A review of the history of the term “public domain” shows that it has traditionally been associated with public land and has never had a universally accepted meaning in the context of information. Indeed, there is little in official public documents or even in the scholarly literature that deals definitively with this subject6. Most legal scholars would define public domain information by what it is not; that is, any information that is not proprietary, the yin to the proprietary yang. But such a definition is insufficient, for it does not adequately characterize or describe what public domain information in fact is, and provides no basis on which to evaluate its positive role and its value to knowledge societies, especially in the context of economic and social development. The UNESCO Recommendation on Promotion and Use of Multilingualism and Universal Access to Cyberspace provides the following definition:7 “Public domain information refers to publicly accessible information, the use of which does not infringe any legal right, or any obligation of confidentiality. It thus refers on the one hand to the realm of all works or objects of related rights, which can be exploited by everybody without any authorization, for instance because protection is not granted under national or international law, or because of the expiration of the term of protection. It refers on the other hand to public data and official information produced and voluntarily made available by governments or international organizations.” Under this definition, information in the public domain covers two distinct notions: On the one hand, “public domain information” can be defined as what is left outside the scope of any form of statutory protection including intellectual property rights, the protection of national security or public order, privacy laws and obligations of confidentiality. With respect to intellectual property, this means all information that is not eligible, or not eligible anymore, to protection, including:
All subject matter that previously fulfilled the conditions to be placed under copyright or other forms of intellectual property protection (such as patents or trade secrets) and was formerly protected, but that is not protected anymore because the term of protection has expired . For example, under copyright law, during the period of protection, the authors get economic rewards for their creations, but after the end of protection, everybody can freely access and use the work. Thus, once the period of statutory protection is over,8 copyrighted works join the vast and ever-increasing body of literature, art, music, and other forms of expression included within the world’s common cultural and intellectual heritage. The plays of William Shakespeare or old children’s stories that are in the public domain are well-known examples. The opportunities afforded to every individual who has access to this common human heritage are vast and profound;
All types of information elements that are genuinely ineligible for protection under any intellectual property right (e.g. those which cannot be considered as “works” under copyright law or as “inventions” under patent law) or do not fulfil the conditions set by IP laws (such as originality under copyright law).

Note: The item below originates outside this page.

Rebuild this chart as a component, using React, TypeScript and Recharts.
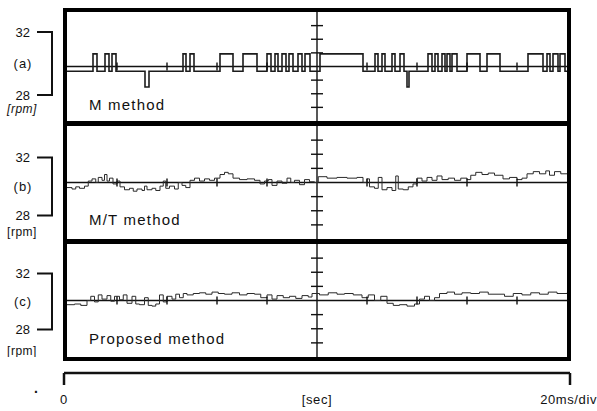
import React from "react";
import { ComposedChart, Line, ReferenceLine, Scatter, XAxis, YAxis } from "recharts";

const FONT = '"Liberation Sans", Arial, Helvetica, sans-serif';
const INK = "#111";

// time base: 10 divisions of 20 ms
const timeDomain: [number, number] = [0, 200];
const divisionMarks = [20, 40, 60, 80, 120, 140, 160, 180];
const gratSteps = [-3, -2, -1, 1, 2, 3];
const rpmTicks = [28, 30, 32];
const timeAxisTicks = [0, 100, 200];
const timeAxisLabels = ["0", "[sec]", "20ms/div"];
const panelLabels = ["(a)", "(b)", "(c)"];
const methodNames = ["M method", "M/T method", "Proposed method"];

// (a) M method
const mTime = [
  0, 10.4, 12, 15.2, 16.8, 18, 19.6, 31.2,
  32.8, 46.4, 47.6, 49.2, 50.8, 61.2, 66.4, 70.4,
  76, 80, 81.6, 83.2, 84.4, 86, 87.6, 88.8,
  90.4, 92.4, 94, 95.2, 97.2, 101.2, 118.4, 123.2,
  124.4, 126, 127.2, 130, 131.2, 133.2, 134.8, 136,
  136.8, 144.4, 146, 147.2, 148.4, 150, 151.2, 152,
  153.2, 154, 156, 160, 165.2, 168, 173.2, 184.4,
  190.4, 192, 193.2, 194.4, 196.4, 197.2, 199.2, 200,
];
const mRpm = [
  29.7, 30.8, 29.7, 30.8, 29.7, 30.8, 29.7, 28.7,
  29.7, 30.8, 29.7, 30.8, 29.7, 30.8, 29.7, 30.8,
  29.7, 30.8, 29.7, 30.8, 29.7, 30.8, 29.7, 30.8,
  29.7, 30.8, 29.7, 30.8, 29.7, 30.8, 29.7, 30.8,
  29.7, 30.8, 29.7, 30.8, 29.7, 30.8, 29.7, 28.7,
  29.7, 30.8, 29.7, 30.8, 29.7, 30.8, 29.7, 30.8,
  29.7, 30.8, 29.7, 30.8, 29.7, 30.8, 29.7, 30.8,
  29.7, 30.8, 29.7, 30.8, 29.7, 30.8, 29.7, 29.7,
];

// (b) M/T method
const mtTime = [
  0, 2, 3.5, 5, 7, 8.5, 10, 11.5, 12.5, 14,
  15, 16, 17, 18.4, 20, 21.2, 23, 25, 26.5, 28,
  30, 31, 32, 34, 35.5, 37.2, 38.5, 39.5, 41, 43,
  44.5, 46, 47.5, 49.2, 51, 53, 55, 57, 59, 61.2,
  63, 64.5, 66.4, 69, 72, 75, 77.2, 79, 80.5, 82,
  84, 86, 88, 89.5, 91, 93, 95, 97, 99, 100.5,
  104, 108, 112, 116, 118.4, 120, 121, 123, 124.5, 126,
  128, 130, 131.5, 132.5, 134.5, 136.5, 138.4, 140, 142, 144,
  146, 148, 150, 152.5, 155, 157.5, 160, 161.5, 163.5, 166,
  168.5, 171, 174.4, 177, 180, 182, 184, 186.5, 189, 191.5,
  193, 195, 197.5, 200,
];
const mtRpm = [
  29.65, 29.55, 29.7, 29.6, 29.75, 30.1, 30.25, 30.0, 30.35, 30.15,
  30.55, 30.1, 30.3, 29.9, 30.1, 29.7, 29.5, 29.6, 29.4, 29.55,
  29.45, 29.75, 29.5, 29.6, 29.45, 29.75, 30.1, 29.6, 29.75, 29.55,
  30.0, 29.8, 29.65, 30.15, 30.3, 30.1, 30.25, 30.15, 30.3, 30.55,
  30.7, 30.6, 30.3, 30.2, 30.25, 30.15, 29.9, 30.1, 30.2, 29.8,
  30.1, 29.95, 30.3, 30.0, 30.15, 29.85, 30.2, 30.05, 30.0, 30.4,
  30.3, 30.35, 30.3, 30.35, 30.0, 30.25, 29.7, 29.6, 30.35, 29.5,
  29.65, 29.45, 30.45, 29.55, 29.5, 29.7, 29.9, 30.3, 30.1, 30.35,
  30.15, 30.45, 30.2, 30.3, 30.15, 30.3, 30.2, 30.5, 30.7, 30.55,
  30.65, 30.5, 30.25, 30.35, 30.2, 30.3, 30.6, 30.75, 30.6, 30.8,
  30.5, 30.75, 30.6, 30.6,
];

// (c) Proposed method
const pTime = [
  0, 3, 5.5, 8, 9.5, 11, 12.5, 14, 16, 17.5,
  19, 21, 22.5, 24, 26, 27.5, 29, 31, 32.5, 34,
  35.5, 37, 38.5, 40, 42, 43.5, 45, 46.5, 48, 50.5,
  53, 55.5, 58, 60.5, 63, 66, 69, 72, 75, 77.5,
  80, 82, 84, 86.5, 89, 91.5, 94, 96.5, 98, 101,
  104.5, 108, 111, 114.5, 118, 120.5, 123, 125.5, 128, 130.5,
  133, 136, 139, 141, 143, 145, 147, 149, 152, 155,
  158, 161.5, 165, 168.5, 172, 175, 178.5, 182, 185.5, 189,
  192.5, 196, 200,
];
const pRpm = [
  29.7, 29.75, 29.65, 30.0, 30.3, 29.9, 30.4, 30.1, 30.35, 29.95,
  30.3, 30.05, 30.4, 29.8, 30.3, 29.75, 29.7, 30.2, 29.65, 29.6,
  29.75, 30.4, 29.9, 30.3, 30.1, 30.45, 30.2, 30.5, 30.4, 30.5,
  30.55, 30.45, 30.6, 30.5, 30.45, 30.55, 30.4, 30.5, 30.45, 30.2,
  30.4, 30.1, 30.35, 30.2, 30.3, 30.15, 30.35, 30.25, 30.5, 30.4,
  30.55, 30.45, 30.5, 30.4, 30.2, 30.4, 30.0, 30.3, 29.8, 29.65,
  29.7, 29.6, 29.75, 30.1, 30.3, 30.0, 30.2, 30.5, 30.6, 30.45,
  30.55, 30.5, 30.6, 30.45, 30.45, 30.3, 30.5, 30.4, 30.55, 30.45,
  30.6, 30.5, 30.55,
];

const seriesTimes = [mTime, mtTime, pTime];
const seriesRpm = [mRpm, mtRpm, pRpm];

// layout of the three scope panels (page coordinates)
const panelLayout = [
  { top: 12, height: 109, pxPerRpm: 15.75, nudge: -3, unitDy: 18, italicUnit: true, lineWidth: 1.6, stroke: "#1c1c1c", nameTop: 97 },
  { top: 126, height: 113, pxPerRpm: 14.5, nudge: 4, unitDy: 20, italicUnit: false, lineWidth: 1, stroke: "#2a2a2a", nameTop: 212 },
  { top: 244, height: 113, pxPerRpm: 14, nudge: 1, unitDy: 25, italicUnit: false, lineWidth: 1, stroke: "#2a2a2a", nameTop: 331 },
];

function Panel({ idx }: { idx: number }) {
  const p = panelLayout[idx];
  const half = p.height / 2 / p.pxPerRpm;
  const div = half / 4;
  const rows = seriesTimes[idx].map((t, i) => ({ t, v: seriesRpm[idx][i] }));
  const hMarks = divisionMarks.map((t) => ({ t, v: 30 }));
  const vMarks = gratSteps.map((k) => ({ t: 100, v: 30 + k * div }));
  const bracket = 4 * p.pxPerRpm;

  const renderTick = (props: any) => {
    const { y, payload } = props;
    const yy = y + p.nudge;
    const txt = { fontFamily: FONT, fontSize: 13, fill: INK };
    if (payload.value === 30) {
      return (
        <text x={23} y={yy + 4} textAnchor="middle" letterSpacing={1} {...txt}>
          {panelLabels[idx]}
        </text>
      );
    }
    const isTop = payload.value === 32;
    return (
      <g>
        <text x={30} y={yy + 4.5} textAnchor="end" {...txt}>
          {payload.value}
        </text>
        <line x1={37} x2={53} y1={yy} y2={yy} stroke={INK} strokeWidth={2} />
        {isTop && <line x1={52} x2={52} y1={yy} y2={yy + bracket} stroke={INK} strokeWidth={2} />}
        {!isTop && (
          <text
            x={22}
            y={yy + p.unitDy}
            textAnchor="middle"
            fontStyle={p.italicUnit ? "italic" : "normal"}
            letterSpacing={0.5}
            {...txt}
            fontSize={12}
          >
            [rpm]
          </text>
        )}
      </g>
    );
  };

  return (
    <div style={{ position: "absolute", left: 0, top: p.top }}>
      <ComposedChart width={597} height={p.height} margin={{ top: 0, right: 30, bottom: 0, left: 0 }}>
        <XAxis type="number" dataKey="t" domain={timeDomain} hide allowDataOverflow />
        <YAxis
          type="number"
          dataKey="v"
          domain={[30 - half, 30 + half]}
          ticks={rpmTicks}
          interval={0}
          width={67}
          axisLine={false}
          tickLine={false}
          tick={renderTick}
          allowDataOverflow
        />
        <ReferenceLine y={30} stroke={INK} strokeWidth={1.4} />
        <ReferenceLine x={100} stroke={INK} strokeWidth={1.4} />
        <Scatter
          data={hMarks}
          isAnimationActive={false}
          shape={(s: any) => <line x1={s.cx} x2={s.cx} y1={s.cy - 4} y2={s.cy + 4} stroke={INK} strokeWidth={1.4} />}
        />
        <Scatter
          data={vMarks}
          isAnimationActive={false}
          shape={(s: any) => <line x1={s.cx - 6} x2={s.cx + 6} y1={s.cy} y2={s.cy} stroke={INK} strokeWidth={1.4} />}
        />
        <Line
          data={rows}
          dataKey="v"
          type="stepAfter"
          dot={false}
          stroke={p.stroke}
          strokeWidth={p.lineWidth}
          isAnimationActive={false}
        />
      </ComposedChart>
      <div
        style={{
          position: "absolute",
          left: 89,
          top: p.nameTop - p.top,
          fontFamily: FONT,
          fontSize: 15,
          lineHeight: "15px",
          letterSpacing: 1.2,
          color: INK,
          whiteSpace: "nowrap",
        }}
      >
        {methodNames[idx]}
      </div>
    </div>
  );
}

function TimeAxis() {
  const rows = timeAxisTicks.map((t) => ({ t }));
  const renderTick = (props: any) => {
    const { x, payload, index } = props;
    const last = index === timeAxisTicks.length - 1;
    const end = payload.value !== 100;
    return (
      <g>
        {end && <line x1={x} x2={x} y1={13} y2={25} stroke={INK} strokeWidth={2.5} />}
        <text
          x={last ? x + 27 : x}
          y={44}
          textAnchor={last ? "end" : "middle"}
          fontFamily={FONT}
          fontSize={13}
          letterSpacing={0.6}
          fill={INK}
        >
          {timeAxisLabels[index]}
        </text>
      </g>
    );
  };
  return (
    <div style={{ position: "absolute", left: 0, top: 360 }}>
      <ComposedChart width={597} height={51} data={rows} margin={{ top: 12, right: 27, bottom: 0, left: 64 }}>
        <XAxis
          type="number"
          dataKey="t"
          domain={timeDomain}
          ticks={timeAxisTicks}
          interval={0}
          height={38}
          axisLine={{ stroke: INK, strokeWidth: 2.5 }}
          tickLine={false}
          tick={renderTick}
          allowDataOverflow
        />
      </ComposedChart>
    </div>
  );
}

const bar = (left: number, top: number, width: number, height: number) => (
  <div style={{ position: "absolute", left, top, width, height, background: "#000" }} />
);

export default function App() {
  return (
    <div style={{ position: "absolute", left: 0, top: 0, width: 597, height: 411, background: "#fff", overflow: "hidden" }}>
      {[0, 1, 2].map((i) => (
        <Panel key={i} idx={i} />
      ))}
      {bar(63, 8, 508, 4)}
      {bar(63, 121, 508, 5)}
      {bar(63, 239, 508, 5)}
      {bar(63, 357, 508, 4)}
      {bar(63, 8, 4, 353)}
      {bar(567, 8, 4, 353)}
      <TimeAxis />
      <div style={{ position: "absolute", left: 34, top: 380, fontFamily: FONT, fontSize: 14, fontWeight: "bold", color: INK }}>.</div>
    </div>
  );
}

On the other hand, “public domain information” also refers to information of an intrinsically public nature; that is, certain types of information that are produced by public authorities (“government” in the broad sense) in the course of their duties, and that are seen as a public good. This “governmental public domain information” at the national and sub-national levels, to which can be assimilated some public domain information produced by public international organizations, is not, in principle, subject to appropriation.